We also wanted to go up to the towers, but the line to do so is way too long, so we save that for another day. That doesn't stop us from staring up at the gargoyles and chimere, though. Can't get enough of those.
We followed our churchly visit by taking DK's suggested walk around Ille de St. Louis. Filled with stately buildings, it really is a calm oasis in the heart of a crazy city. We weren't as jazzed by it as we were the first day when everything Paris seemed magical (now only 90% of Paris seems magical), but it's still pretty cool. And it's even got its own odd church, with a steeple you can see through and a large clock (tick tick, closer to the lord!).

The absolute highlight of any visit to Ille St. Louis, though, is Berthillon. Yes, it's probably the most famous ice cream shop in Paris, but it doesn't rest on its waffle cones. Instead of lunch, as we are adults, and on vacation, we have cones, precious little scoops of Armagnac-prune for Amy and caramel-ginger, but lightly that, for me. Gelato, smelato--this is a frozen, creamy dessert. Or lunch. I mean lunch.

The bulk of the afternoon is spent wandering the Marais, an area with many little streets, filled with little shops, that sell little things with large price tags. It doesn't cost anything to look, though, including at one window where we weren't the only to stare as the store sold antique instruments including horns out of Dr. Seuss (except they were real and not cartoon drawings). Eventually we got to the Picasso Museum, but it, too, was hit by the strike. Only parts were open, but because of that it was free for the day. You give and you get. There is something about museums devoted to a single artist, but with Picasso that gets complicated since you can argue he was so many artists over his life--such versatility (or, if you buy the John Berger argument, the rise and fall of Picasso). Meanwhile, all I can think when we see the early work "Nude with Legs Crossed" is that "Nude with Legs Open" costs more. You can take the boy to culture but you can't take the boy out of the boy.

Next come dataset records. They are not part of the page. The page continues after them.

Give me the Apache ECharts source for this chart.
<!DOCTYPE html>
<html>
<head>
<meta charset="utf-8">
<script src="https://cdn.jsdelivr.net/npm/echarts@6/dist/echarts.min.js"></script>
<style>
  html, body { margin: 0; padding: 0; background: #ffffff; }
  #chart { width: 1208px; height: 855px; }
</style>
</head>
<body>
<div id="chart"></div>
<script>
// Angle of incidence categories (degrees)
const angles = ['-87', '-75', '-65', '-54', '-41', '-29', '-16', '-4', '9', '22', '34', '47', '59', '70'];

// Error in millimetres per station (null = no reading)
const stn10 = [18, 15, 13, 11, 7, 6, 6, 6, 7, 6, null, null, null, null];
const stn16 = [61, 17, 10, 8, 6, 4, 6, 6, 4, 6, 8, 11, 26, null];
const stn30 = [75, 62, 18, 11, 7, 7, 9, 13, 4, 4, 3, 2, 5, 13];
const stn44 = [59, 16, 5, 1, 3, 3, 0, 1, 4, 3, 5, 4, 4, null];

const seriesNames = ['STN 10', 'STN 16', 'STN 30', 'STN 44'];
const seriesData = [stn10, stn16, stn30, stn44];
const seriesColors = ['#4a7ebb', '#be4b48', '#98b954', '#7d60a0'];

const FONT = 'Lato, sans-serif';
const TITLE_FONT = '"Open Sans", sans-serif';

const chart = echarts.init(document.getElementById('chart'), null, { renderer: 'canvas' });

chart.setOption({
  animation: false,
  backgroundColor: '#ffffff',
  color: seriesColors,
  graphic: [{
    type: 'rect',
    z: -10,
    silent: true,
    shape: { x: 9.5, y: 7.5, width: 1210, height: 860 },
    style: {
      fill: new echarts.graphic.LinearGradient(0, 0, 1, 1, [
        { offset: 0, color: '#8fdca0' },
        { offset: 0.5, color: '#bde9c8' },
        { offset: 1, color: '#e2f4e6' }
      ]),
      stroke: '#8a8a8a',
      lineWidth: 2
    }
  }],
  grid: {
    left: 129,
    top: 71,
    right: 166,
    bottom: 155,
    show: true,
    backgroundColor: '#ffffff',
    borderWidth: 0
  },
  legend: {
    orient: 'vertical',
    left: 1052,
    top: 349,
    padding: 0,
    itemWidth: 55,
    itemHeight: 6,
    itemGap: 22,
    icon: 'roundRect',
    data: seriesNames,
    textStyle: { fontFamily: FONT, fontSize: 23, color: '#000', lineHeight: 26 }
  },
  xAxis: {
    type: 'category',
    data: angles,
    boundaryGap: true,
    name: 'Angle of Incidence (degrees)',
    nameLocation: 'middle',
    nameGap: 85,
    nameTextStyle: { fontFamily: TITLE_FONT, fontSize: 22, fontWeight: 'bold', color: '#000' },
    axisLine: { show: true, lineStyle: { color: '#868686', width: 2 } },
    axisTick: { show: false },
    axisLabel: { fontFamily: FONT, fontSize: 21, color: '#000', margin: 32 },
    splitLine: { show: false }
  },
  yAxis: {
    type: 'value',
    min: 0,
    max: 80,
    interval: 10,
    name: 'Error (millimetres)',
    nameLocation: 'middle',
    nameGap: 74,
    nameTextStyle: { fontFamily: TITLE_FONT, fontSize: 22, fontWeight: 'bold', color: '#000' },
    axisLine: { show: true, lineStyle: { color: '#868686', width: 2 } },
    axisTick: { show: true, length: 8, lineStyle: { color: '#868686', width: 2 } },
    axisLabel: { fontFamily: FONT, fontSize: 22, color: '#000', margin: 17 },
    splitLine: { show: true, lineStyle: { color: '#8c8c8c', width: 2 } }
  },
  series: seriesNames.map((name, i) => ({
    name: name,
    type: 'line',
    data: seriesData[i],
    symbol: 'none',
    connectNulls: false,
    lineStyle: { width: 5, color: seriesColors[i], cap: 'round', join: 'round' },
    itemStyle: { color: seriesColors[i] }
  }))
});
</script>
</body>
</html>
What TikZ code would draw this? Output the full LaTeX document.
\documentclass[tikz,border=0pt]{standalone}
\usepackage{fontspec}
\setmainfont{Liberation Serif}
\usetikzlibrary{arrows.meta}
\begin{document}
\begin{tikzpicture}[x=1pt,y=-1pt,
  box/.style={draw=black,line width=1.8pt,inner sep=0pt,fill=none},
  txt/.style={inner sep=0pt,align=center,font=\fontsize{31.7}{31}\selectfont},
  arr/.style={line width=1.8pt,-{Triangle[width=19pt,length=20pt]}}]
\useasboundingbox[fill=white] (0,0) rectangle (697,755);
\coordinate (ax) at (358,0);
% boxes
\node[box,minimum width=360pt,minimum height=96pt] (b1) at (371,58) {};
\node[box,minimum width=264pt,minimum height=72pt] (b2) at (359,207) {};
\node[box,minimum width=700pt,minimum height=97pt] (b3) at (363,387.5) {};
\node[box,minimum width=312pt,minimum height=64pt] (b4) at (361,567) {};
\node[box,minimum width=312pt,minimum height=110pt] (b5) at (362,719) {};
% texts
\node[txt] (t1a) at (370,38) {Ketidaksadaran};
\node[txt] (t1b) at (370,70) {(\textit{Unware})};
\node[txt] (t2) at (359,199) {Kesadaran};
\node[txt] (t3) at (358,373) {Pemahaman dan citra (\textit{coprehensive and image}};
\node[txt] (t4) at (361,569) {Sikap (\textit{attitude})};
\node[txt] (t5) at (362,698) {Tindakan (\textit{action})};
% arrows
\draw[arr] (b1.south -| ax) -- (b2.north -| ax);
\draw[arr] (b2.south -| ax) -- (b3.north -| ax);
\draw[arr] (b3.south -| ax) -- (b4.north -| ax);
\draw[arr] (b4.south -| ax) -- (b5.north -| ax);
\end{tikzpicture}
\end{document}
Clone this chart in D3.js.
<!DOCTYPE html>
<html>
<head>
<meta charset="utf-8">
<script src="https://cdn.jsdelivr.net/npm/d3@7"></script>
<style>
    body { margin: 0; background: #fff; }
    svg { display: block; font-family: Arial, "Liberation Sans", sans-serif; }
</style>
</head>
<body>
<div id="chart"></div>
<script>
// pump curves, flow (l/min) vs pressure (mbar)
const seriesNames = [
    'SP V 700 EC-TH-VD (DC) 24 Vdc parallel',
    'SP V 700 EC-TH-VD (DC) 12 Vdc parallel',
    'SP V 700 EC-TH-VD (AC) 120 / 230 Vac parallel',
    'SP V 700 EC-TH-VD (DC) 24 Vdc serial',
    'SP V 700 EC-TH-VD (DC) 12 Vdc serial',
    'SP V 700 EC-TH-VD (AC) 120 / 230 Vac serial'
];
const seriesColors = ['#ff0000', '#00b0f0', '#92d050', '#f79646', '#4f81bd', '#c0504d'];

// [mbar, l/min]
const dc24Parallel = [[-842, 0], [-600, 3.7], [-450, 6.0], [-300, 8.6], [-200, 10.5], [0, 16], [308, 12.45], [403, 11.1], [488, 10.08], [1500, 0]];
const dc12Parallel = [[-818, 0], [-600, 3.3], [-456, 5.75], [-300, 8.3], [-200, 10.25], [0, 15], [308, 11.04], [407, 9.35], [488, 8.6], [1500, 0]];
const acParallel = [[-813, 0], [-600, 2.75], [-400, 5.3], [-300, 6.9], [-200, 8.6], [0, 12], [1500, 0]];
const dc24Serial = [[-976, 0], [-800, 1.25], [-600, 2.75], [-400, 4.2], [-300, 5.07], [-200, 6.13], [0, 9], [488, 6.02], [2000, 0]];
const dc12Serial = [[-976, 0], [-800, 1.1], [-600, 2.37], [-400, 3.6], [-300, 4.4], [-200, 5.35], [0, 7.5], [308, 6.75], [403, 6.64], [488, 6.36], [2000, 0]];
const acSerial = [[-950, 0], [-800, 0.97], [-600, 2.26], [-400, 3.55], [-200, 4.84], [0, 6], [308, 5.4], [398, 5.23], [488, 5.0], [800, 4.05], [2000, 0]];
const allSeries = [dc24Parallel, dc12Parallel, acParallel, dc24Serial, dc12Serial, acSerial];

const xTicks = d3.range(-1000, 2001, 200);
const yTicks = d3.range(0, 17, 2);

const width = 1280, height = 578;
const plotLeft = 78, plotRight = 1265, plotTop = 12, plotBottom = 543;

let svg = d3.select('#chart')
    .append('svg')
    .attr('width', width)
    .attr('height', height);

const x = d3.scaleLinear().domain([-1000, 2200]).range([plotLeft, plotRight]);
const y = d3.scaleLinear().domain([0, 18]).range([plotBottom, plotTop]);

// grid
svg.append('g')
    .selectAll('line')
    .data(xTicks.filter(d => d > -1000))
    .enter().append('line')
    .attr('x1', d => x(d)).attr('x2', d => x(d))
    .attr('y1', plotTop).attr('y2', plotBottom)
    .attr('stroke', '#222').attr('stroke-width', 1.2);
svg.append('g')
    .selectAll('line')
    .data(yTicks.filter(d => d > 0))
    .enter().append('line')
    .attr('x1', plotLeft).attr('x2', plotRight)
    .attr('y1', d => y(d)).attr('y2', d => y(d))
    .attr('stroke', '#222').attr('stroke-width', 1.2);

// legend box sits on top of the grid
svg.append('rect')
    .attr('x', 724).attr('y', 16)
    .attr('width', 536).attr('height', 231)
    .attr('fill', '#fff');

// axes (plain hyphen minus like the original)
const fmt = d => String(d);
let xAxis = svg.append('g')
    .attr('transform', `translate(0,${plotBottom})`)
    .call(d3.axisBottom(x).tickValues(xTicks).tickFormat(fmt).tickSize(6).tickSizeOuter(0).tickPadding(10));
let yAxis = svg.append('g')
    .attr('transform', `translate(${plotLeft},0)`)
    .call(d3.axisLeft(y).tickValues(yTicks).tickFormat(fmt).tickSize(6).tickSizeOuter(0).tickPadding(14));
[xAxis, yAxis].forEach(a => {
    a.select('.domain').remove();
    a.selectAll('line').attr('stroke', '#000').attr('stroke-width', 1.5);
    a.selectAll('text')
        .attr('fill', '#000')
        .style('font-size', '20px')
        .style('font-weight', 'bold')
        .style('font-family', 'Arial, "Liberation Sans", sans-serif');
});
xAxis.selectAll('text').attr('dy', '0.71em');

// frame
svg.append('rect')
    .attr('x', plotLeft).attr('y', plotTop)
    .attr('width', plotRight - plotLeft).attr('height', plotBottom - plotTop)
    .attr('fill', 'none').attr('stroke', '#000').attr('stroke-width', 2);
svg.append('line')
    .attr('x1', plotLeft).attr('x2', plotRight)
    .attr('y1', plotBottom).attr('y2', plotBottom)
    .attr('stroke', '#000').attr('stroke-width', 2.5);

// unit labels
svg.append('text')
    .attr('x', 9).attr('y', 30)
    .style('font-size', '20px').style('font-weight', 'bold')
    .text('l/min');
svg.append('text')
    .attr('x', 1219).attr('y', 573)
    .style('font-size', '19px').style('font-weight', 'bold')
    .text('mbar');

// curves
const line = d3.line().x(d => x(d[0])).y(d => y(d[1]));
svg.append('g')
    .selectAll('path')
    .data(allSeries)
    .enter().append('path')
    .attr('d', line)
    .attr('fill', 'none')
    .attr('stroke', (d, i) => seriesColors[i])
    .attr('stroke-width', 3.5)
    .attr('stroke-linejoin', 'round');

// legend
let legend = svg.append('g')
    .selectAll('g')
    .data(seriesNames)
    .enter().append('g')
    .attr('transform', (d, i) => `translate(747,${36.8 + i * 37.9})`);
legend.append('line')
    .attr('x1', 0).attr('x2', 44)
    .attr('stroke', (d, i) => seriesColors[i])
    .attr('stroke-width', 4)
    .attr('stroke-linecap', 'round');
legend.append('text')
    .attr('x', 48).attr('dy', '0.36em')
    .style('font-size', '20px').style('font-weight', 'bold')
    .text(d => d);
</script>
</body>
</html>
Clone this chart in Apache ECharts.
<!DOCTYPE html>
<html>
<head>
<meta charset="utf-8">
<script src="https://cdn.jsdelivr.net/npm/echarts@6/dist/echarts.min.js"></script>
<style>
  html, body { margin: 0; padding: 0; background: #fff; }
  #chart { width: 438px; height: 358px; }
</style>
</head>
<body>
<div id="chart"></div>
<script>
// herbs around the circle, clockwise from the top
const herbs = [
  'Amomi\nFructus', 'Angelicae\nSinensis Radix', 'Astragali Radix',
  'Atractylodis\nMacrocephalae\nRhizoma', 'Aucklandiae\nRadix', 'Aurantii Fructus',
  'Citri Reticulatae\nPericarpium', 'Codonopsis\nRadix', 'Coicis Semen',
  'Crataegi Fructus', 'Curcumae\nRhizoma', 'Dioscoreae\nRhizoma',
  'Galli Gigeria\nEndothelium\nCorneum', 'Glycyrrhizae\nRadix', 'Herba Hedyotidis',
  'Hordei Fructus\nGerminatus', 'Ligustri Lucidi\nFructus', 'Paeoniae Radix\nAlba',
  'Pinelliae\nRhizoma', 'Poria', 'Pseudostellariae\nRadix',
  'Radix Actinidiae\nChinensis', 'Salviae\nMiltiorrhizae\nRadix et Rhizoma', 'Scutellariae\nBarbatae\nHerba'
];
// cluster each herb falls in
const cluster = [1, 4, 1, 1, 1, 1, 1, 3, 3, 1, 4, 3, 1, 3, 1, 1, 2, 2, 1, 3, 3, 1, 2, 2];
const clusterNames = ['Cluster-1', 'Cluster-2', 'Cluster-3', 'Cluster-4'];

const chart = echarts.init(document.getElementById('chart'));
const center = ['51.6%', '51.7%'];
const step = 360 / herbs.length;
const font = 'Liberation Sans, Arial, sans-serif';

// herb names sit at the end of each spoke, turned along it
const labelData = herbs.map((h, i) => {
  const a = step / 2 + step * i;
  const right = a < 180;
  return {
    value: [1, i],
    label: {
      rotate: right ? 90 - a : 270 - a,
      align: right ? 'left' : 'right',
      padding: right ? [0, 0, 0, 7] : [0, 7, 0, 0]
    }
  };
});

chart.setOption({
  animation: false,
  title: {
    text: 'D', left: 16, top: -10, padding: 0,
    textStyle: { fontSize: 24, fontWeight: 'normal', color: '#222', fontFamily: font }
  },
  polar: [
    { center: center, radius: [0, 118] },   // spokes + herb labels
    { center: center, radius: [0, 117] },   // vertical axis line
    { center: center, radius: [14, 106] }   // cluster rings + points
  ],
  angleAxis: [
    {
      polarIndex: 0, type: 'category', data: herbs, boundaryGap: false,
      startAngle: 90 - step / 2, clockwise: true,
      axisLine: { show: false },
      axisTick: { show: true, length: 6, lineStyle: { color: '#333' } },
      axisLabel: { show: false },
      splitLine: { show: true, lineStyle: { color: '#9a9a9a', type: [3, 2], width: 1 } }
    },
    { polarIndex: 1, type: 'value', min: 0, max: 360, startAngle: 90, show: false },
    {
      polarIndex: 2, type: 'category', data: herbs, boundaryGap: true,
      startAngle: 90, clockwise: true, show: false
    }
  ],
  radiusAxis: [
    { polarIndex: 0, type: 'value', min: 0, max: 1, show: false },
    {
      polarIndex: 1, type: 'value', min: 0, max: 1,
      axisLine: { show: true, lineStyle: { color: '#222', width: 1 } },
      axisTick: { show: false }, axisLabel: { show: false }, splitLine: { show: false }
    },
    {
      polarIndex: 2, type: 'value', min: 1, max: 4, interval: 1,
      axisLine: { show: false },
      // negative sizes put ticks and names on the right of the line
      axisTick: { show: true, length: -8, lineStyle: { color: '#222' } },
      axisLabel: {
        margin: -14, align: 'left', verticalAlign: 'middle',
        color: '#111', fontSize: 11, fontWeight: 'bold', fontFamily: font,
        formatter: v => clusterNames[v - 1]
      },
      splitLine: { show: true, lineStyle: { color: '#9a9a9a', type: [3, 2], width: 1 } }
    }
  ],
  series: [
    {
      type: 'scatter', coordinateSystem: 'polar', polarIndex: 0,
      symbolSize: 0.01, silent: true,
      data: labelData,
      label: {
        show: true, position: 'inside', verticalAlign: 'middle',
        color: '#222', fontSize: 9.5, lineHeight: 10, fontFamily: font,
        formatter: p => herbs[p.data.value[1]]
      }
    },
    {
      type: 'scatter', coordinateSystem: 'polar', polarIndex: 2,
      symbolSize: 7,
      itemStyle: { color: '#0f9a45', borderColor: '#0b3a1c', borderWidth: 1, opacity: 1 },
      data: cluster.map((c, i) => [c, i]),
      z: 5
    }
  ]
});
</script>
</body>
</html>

All this walking and considering the striking workers makes us thirsty and it's now after 5 pm. So we head to one of Paris's landmark's, Harry's, which you get to via the Opera Metro station (nothing like popping out of the ground to see Garnier's amazing wedding cake of a building). Harry's is dark, woody, and clubby, and the bartender quips, when I ask for "deux sidecars"--"very good French." They are very good sidecars, fresh lemon juice and a silver shaker and a hefty price (12 €). Around the bar they post university pennants, and oddly enough right next to the Penn State one is one for "John Hopkins." You'd think for $18 a cocktail they could spell the name of my alma mater correctly.

Drinking leads us to shopping, so we head to the nearby Galleries Lafayette, which sort of makes Le Bon Marche pale by comparison. Part of that is the awe-inspiring dome.

Can't imagine what it's like to be a poor worker at such a place. All you want to do is be left alone and sell your sweaters or whatever and all these stupid tourists come in to take pictures. Lafayette also has an amazing food court--since it was pretty much dinner time I walked through it stunned, as it's full of counters by many of France's finest purveyors of all sorts of food, plus it's a grocery, too. A foodie wonderland, for sure.

All that looking at food--and our lack of lunch--left us deeply hungry so we head back to Au Trappiste as the moules and frites the other day looked so good. Turns out they look a bit better than they taste, but for a cheapie meal you could do a lot worse. Especially as we got to wash it all down with Belgian Bush blonde, Chimay blonde, and Leffe brune, all on tap. Beer excuses not as succulently tender as you might hope mussels quite well, especially strong Belgian ales.

And after all that walking, we head home sort of early, via our Metro friend.